Cahill schept er een plezier in alle vormen van gezag belachelijk te maken: politie, kerk, gerecht, establishment, zelfs het Ira – wat hem uiteindelijk zuur opbreekt. Boorman schildert de legendarische Martin Cahill als een vat van tegenstrijdigheden: uitbundig, ijdel, kwetsbaar, archi-brutaal, anarchist in hart en nieren, onverbeterlijk opstandig. Een boef die soms genereus uit de hoek kon komen en in een maatschappij die zo vergiftigd is door wantrouwen en verraad onvermijdelijk aan allerlei anti-sociale reflexen appelleerde. Hij kon dan ook op de sympathie van de gewone man rekenen. Cahill stal toch vooral van de rijken: zijn roof van een zeldzame kunstcollectie, waaronder een Vermeer, deed zijn ster snel rijzen.

Maar de regisseur van “Deliverance”, “Zardoz” en “Hope and Glory” toont ook de psychotische kanten van zijn omstreden held: wanneer hij een kompaan ervan verdenkt (ten onrechte) een goudstaaf te hebben achterovergedrukt om zijn drugs te bekostigen, kruisigt hij de man op een biljarttafel. Ook met lastige getuigen maakt hij korte metten.

Precies omdat Boorman brutaal switcht van het menselijke in het monster naar het monsterachtige in de mens en hij Cahills criminele exploten op een quasi documentaire wijze voor de lens brengt, lijkt “The General” soms een Ierse versie van “GoodFellas” van Martin Scorsese.

Een film als “The General” staat of valt met de vertolking. In de buiten Ierland vrijwel onbekende Brendan Gleeson vond Boorman een authentiek acteertalent voor het neerzetten van deze bigger than life crimineel, die in het publiek altijd zijn hand voor zijn tronie houdt om zich tegen fotograferen te beschermen.

Het gesprek met Boorman had plaats op het festival van Cannes, aan de vooravond van het referendum dat ruime steun zou geven aan het Noord-Ierse vredesakkoord.

Waarom draaide u “The General” in zwart-wit?

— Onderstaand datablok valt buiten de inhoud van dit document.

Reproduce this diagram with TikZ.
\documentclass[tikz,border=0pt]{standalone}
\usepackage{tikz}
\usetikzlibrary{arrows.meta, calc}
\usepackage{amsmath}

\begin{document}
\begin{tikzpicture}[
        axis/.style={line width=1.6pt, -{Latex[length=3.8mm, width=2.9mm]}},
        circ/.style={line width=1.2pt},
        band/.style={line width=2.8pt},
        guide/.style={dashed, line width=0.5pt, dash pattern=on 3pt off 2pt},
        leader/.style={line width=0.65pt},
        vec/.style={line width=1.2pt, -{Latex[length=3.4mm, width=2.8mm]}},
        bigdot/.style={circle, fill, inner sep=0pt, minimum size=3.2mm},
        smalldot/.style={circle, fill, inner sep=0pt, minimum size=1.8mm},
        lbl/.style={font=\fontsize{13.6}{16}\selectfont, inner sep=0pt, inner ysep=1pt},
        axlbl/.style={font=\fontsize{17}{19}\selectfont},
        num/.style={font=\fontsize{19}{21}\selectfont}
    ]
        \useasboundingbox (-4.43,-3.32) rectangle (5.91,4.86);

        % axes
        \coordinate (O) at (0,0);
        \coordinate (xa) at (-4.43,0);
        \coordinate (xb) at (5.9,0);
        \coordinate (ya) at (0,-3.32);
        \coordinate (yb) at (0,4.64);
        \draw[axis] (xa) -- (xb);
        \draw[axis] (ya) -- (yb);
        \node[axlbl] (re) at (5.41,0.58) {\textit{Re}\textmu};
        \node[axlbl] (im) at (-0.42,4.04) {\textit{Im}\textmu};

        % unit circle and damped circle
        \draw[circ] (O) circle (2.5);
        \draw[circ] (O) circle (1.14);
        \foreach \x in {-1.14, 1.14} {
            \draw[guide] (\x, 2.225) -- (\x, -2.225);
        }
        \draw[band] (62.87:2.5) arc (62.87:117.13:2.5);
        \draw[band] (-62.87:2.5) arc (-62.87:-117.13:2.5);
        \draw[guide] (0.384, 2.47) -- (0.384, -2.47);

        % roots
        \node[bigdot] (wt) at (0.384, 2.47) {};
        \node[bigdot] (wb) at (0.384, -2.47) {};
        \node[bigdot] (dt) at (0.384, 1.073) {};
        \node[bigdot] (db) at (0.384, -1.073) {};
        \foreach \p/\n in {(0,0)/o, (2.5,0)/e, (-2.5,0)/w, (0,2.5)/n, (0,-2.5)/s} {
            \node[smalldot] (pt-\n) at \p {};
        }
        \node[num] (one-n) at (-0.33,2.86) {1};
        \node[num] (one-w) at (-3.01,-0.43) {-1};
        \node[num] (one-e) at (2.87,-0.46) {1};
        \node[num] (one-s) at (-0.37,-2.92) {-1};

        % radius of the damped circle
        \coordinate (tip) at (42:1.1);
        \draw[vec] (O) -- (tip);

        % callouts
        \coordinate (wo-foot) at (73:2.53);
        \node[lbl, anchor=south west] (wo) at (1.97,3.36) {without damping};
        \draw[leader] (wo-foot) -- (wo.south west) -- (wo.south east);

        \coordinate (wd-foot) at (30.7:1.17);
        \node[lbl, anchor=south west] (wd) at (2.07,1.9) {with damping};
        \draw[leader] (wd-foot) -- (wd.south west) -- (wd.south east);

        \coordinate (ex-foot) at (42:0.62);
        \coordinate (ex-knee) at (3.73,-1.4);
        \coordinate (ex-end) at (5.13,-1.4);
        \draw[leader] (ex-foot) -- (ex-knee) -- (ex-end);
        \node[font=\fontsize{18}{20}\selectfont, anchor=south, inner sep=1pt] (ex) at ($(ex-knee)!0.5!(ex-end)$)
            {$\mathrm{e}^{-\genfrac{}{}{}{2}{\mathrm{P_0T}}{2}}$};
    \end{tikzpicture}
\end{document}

John Boorman: Omdat het om echt bestaande personen en waar gebeurde incidenten gaat, wilde ik de film wat losmaken van de alledaagse werkelijkheid. Zwart-wit geeft aan een film een mythische kwaliteit. Ik moet daarbij altijd denken aan die prachtige tekening van Magritte: “Ceci n’est pas une pipe”. Op dezelfde manier zeg ik met de zwartwitfotografie: dit is geen realiteit maar een film over realiteit. Kleurenfilm stelt de dingen ook mooier voor dan ze zijn. Dat heb ik willen vermijden. Als je de kleur wegneemt, is het alsof je de huid aan het wegpellen bent. Een zwartwitportret van een gezicht onthult meestal meer over het karakter van die persoon dan een kleurenportret. Kleuren leiden af van de essentie.

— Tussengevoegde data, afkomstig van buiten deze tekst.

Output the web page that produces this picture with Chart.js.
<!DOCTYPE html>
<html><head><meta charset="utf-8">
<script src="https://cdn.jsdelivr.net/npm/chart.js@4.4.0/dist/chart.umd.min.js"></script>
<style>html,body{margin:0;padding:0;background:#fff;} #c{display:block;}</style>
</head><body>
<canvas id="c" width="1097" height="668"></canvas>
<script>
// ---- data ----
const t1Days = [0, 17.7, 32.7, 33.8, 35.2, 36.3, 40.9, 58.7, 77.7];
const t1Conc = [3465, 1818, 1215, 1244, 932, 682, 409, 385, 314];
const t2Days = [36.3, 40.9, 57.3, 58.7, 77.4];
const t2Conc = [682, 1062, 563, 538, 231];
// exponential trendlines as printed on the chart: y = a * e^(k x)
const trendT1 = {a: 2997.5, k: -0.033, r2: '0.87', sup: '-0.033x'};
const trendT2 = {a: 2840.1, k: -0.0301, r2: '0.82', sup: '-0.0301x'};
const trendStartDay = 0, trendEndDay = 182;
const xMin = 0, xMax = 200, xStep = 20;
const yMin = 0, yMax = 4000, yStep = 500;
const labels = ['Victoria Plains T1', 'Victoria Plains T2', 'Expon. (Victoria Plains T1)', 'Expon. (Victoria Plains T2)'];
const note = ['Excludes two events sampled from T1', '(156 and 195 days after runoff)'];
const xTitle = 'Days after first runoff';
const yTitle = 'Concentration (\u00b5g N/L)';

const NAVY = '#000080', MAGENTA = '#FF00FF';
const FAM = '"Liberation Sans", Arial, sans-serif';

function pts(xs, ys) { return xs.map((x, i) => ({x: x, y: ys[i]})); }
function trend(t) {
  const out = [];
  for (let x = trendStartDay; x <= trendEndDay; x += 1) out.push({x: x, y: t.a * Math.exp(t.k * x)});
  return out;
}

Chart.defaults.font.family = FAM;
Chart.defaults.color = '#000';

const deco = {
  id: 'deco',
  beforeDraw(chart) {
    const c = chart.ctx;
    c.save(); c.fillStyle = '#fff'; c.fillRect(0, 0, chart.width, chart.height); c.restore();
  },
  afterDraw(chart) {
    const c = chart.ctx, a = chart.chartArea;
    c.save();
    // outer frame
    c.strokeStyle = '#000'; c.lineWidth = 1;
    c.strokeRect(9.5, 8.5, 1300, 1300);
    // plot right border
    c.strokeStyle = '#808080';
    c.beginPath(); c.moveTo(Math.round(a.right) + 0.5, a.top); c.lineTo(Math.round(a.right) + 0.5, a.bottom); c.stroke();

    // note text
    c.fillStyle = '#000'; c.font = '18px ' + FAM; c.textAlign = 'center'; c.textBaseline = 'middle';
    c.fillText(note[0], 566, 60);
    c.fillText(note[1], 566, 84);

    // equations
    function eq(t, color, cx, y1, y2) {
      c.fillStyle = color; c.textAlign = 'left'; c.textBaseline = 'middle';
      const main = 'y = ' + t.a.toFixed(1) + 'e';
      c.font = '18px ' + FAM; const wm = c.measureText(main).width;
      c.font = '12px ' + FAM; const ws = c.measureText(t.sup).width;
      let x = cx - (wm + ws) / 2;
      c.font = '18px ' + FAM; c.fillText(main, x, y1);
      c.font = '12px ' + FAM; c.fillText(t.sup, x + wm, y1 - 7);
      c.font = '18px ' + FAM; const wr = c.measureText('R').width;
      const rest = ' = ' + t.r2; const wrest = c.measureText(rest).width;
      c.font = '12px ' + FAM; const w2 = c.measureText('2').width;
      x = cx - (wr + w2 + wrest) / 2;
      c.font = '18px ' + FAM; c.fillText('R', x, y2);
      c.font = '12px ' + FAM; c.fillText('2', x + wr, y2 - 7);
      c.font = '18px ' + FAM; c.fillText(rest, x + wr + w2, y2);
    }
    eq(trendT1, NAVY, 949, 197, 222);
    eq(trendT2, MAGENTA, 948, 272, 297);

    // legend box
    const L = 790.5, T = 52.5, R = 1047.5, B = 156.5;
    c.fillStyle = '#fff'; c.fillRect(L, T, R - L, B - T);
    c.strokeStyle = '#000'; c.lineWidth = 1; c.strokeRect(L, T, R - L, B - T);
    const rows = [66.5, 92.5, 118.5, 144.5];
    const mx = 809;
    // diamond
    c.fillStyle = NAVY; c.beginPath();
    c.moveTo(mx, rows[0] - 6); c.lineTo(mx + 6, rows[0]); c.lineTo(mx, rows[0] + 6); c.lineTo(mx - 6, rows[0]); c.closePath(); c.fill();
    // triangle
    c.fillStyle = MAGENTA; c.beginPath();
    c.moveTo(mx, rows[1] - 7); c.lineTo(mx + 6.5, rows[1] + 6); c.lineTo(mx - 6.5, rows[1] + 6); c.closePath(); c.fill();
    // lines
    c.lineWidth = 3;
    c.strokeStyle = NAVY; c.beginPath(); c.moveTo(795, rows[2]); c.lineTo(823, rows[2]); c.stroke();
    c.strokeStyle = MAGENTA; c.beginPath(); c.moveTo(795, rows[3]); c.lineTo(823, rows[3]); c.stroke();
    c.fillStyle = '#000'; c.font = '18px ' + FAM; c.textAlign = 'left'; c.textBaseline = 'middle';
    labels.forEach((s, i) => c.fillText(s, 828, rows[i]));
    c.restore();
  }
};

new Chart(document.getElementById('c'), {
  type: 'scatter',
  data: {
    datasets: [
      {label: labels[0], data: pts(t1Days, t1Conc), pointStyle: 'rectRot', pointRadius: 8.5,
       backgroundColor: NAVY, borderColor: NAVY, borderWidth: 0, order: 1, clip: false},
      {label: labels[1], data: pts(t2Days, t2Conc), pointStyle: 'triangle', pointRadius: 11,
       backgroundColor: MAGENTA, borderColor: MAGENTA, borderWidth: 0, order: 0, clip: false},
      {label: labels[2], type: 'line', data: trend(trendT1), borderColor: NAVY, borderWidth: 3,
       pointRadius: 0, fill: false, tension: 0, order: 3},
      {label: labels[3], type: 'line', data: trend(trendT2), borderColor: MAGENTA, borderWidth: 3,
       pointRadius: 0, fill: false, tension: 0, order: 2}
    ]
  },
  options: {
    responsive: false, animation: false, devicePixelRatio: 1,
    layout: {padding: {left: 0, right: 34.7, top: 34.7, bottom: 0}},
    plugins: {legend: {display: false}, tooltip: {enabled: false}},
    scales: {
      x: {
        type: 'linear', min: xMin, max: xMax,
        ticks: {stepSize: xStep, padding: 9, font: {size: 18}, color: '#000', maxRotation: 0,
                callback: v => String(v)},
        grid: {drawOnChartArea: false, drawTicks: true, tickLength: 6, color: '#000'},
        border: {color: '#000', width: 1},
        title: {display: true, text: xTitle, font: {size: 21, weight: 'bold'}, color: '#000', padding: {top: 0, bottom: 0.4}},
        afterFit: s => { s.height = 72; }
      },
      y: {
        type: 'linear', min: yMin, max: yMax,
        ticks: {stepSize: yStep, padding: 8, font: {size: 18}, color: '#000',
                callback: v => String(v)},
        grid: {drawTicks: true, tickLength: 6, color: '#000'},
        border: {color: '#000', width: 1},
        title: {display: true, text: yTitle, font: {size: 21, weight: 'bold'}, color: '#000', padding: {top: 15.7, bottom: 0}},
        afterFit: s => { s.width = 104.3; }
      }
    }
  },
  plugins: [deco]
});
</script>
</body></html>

Eerlijk gezegd is de belangrijkste reden waarom de film in zwart-wit kon gedraaid worden dat het om een onafhankelijke productie gaat. We leenden het geld van een bank: er was geen distributeur of studio om me te verplichten in kleur te draaien.

In welke mate houdt Martin Cahill de Ierse samenleving een spiegel voor?

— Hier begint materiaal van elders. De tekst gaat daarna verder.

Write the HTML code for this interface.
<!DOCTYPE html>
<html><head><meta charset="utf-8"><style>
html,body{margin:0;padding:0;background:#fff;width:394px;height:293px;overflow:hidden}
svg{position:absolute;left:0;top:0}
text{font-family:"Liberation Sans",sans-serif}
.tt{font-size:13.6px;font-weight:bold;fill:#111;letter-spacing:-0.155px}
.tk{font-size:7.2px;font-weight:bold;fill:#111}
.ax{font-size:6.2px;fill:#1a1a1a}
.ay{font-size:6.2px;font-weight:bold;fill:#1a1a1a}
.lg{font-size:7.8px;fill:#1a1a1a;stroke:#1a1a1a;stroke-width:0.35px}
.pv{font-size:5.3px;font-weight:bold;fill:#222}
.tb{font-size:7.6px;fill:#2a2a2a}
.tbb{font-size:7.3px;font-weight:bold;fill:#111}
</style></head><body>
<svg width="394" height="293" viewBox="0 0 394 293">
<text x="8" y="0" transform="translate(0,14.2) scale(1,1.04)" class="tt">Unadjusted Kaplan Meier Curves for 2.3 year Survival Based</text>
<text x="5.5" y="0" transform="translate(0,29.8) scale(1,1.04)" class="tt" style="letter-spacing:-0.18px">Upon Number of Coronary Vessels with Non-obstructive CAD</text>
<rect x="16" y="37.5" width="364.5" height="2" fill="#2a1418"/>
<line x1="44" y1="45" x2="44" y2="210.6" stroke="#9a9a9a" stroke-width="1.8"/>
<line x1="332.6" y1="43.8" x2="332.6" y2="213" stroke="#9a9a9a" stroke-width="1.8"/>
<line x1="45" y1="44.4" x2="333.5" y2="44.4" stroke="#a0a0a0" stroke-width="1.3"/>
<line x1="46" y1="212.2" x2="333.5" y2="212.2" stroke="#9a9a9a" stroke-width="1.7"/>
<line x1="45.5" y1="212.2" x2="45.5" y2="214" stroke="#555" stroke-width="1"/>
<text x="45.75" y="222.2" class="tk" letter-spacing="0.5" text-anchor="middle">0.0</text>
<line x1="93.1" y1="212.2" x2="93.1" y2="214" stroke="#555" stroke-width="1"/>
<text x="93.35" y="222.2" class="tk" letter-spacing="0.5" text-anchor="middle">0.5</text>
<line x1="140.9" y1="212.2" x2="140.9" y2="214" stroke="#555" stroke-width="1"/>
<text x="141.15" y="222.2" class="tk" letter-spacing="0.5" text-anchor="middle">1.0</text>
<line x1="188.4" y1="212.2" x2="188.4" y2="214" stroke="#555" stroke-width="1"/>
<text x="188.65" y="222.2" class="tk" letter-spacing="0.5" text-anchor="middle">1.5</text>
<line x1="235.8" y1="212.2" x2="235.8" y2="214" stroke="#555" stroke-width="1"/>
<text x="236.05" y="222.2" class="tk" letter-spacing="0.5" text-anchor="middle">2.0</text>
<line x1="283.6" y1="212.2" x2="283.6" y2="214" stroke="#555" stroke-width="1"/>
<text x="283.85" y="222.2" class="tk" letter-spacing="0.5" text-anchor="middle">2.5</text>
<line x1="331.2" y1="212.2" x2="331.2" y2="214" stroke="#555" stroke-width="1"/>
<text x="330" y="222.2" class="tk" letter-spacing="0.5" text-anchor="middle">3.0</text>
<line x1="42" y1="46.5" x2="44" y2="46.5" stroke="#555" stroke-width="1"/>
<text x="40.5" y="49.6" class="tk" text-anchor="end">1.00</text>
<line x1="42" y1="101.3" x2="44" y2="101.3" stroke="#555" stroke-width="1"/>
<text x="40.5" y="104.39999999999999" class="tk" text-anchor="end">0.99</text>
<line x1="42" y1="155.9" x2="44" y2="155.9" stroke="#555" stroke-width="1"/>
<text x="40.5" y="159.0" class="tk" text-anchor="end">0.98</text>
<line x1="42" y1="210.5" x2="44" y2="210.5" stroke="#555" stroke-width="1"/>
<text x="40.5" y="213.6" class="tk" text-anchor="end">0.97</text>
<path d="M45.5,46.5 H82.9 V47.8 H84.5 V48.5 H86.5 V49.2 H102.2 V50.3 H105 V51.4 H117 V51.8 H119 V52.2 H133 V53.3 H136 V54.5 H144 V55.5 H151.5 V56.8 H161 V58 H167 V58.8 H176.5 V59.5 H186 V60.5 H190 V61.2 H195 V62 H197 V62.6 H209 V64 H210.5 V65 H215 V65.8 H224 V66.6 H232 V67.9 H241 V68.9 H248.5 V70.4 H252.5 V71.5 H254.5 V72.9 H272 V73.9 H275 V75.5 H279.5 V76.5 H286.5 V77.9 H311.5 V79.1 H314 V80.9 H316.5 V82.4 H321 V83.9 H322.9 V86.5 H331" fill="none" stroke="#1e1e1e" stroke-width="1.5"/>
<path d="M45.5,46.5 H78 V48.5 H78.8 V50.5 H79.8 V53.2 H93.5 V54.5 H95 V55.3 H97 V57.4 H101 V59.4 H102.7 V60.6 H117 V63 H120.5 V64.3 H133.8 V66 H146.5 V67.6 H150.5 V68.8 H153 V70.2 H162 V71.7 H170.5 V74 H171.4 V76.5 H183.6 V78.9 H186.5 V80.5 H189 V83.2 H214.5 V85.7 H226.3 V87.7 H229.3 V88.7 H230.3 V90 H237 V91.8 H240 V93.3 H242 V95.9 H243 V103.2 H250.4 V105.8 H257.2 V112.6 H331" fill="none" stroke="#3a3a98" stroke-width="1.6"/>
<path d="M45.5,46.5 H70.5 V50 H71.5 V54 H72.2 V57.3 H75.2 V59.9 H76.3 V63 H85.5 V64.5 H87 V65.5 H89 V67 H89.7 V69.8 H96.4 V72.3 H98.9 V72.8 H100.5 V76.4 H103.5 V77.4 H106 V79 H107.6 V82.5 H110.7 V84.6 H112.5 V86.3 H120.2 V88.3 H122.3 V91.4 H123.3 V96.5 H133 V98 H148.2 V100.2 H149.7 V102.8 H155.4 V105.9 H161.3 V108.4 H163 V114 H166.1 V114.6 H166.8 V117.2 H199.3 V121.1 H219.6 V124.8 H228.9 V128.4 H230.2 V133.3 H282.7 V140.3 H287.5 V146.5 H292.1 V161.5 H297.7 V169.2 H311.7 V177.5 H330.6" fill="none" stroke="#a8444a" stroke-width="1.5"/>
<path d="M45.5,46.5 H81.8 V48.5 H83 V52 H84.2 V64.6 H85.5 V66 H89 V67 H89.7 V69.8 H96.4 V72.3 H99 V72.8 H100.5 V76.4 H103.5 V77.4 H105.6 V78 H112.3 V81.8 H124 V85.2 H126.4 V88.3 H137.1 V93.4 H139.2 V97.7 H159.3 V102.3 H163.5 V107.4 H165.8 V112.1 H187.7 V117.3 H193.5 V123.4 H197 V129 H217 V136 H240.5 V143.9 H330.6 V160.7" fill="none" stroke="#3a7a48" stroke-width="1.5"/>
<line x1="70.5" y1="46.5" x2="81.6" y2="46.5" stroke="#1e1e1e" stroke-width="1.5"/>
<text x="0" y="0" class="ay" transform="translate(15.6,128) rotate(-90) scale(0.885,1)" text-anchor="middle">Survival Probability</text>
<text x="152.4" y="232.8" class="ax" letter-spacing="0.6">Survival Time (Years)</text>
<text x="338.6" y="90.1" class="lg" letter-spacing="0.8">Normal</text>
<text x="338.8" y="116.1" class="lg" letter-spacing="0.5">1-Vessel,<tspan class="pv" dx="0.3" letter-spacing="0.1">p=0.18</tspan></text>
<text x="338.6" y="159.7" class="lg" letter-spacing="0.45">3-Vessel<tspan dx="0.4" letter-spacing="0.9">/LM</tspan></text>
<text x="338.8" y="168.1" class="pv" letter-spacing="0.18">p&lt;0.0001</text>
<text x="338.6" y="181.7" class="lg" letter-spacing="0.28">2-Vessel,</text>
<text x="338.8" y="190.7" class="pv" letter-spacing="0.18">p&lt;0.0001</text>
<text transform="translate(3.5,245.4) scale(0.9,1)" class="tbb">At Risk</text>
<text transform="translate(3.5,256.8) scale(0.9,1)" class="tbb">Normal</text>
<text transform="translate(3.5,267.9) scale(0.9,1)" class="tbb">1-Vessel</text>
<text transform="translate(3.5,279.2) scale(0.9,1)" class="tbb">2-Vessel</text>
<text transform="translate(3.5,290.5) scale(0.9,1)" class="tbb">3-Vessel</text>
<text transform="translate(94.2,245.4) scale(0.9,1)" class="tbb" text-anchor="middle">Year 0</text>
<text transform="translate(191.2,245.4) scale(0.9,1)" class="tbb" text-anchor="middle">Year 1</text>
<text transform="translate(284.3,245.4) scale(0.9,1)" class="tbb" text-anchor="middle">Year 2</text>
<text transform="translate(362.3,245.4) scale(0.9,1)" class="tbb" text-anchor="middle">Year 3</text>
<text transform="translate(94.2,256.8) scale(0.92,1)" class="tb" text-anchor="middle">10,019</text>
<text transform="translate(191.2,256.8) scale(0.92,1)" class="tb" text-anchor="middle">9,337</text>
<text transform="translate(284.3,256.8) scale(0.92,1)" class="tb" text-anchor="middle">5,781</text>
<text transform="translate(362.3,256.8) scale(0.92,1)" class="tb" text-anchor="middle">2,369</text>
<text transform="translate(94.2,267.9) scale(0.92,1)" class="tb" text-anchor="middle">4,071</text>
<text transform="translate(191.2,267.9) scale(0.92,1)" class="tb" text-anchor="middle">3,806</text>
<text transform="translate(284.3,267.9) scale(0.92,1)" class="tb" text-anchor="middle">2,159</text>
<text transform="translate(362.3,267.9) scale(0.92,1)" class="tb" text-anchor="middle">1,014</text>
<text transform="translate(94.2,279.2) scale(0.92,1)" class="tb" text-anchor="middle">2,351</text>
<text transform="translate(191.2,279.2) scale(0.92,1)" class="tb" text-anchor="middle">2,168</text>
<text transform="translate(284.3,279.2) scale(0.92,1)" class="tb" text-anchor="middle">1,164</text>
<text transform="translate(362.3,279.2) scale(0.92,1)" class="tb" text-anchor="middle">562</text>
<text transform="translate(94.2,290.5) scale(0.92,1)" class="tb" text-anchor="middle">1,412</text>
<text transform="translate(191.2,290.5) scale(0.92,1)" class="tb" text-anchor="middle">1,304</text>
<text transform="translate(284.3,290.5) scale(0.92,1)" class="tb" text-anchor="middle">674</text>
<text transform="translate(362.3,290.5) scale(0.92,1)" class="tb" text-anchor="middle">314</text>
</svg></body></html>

Boorman: Hij was alle instituties vijandig gezind: de kerk, de politiek, de politie, de ambtenarij. Door zijn levensverhaal krijg je een snapshotversie van het hedendaagse Ierland.

Interessant is dat u de twee kanten toont van zijn persoonlijkheid, op gevaar af de toeschouwer te desoriënteren?

Boorman: Ik wilde het portret tekenen van een complex figuur, zonder te moraliseren. Ik laat zijn tegenstrijdigheden met elkaar botsen. Ik hoop dat het publiek meegesleept wordt door zijn levensverhaal, zich vereenzelvigt met hem, zelf bijna crimineel wordt. Sommigen vinden dat heel verontrustend. Hetzelfde gebeurde destijds met “Peeping Tom”: Michael Powell werd door het slijk gesleurd, niet zozeer om wat zijn film vertelde, maar omwille van die gênante gevoelens die hij opriep bij de toeschouwer.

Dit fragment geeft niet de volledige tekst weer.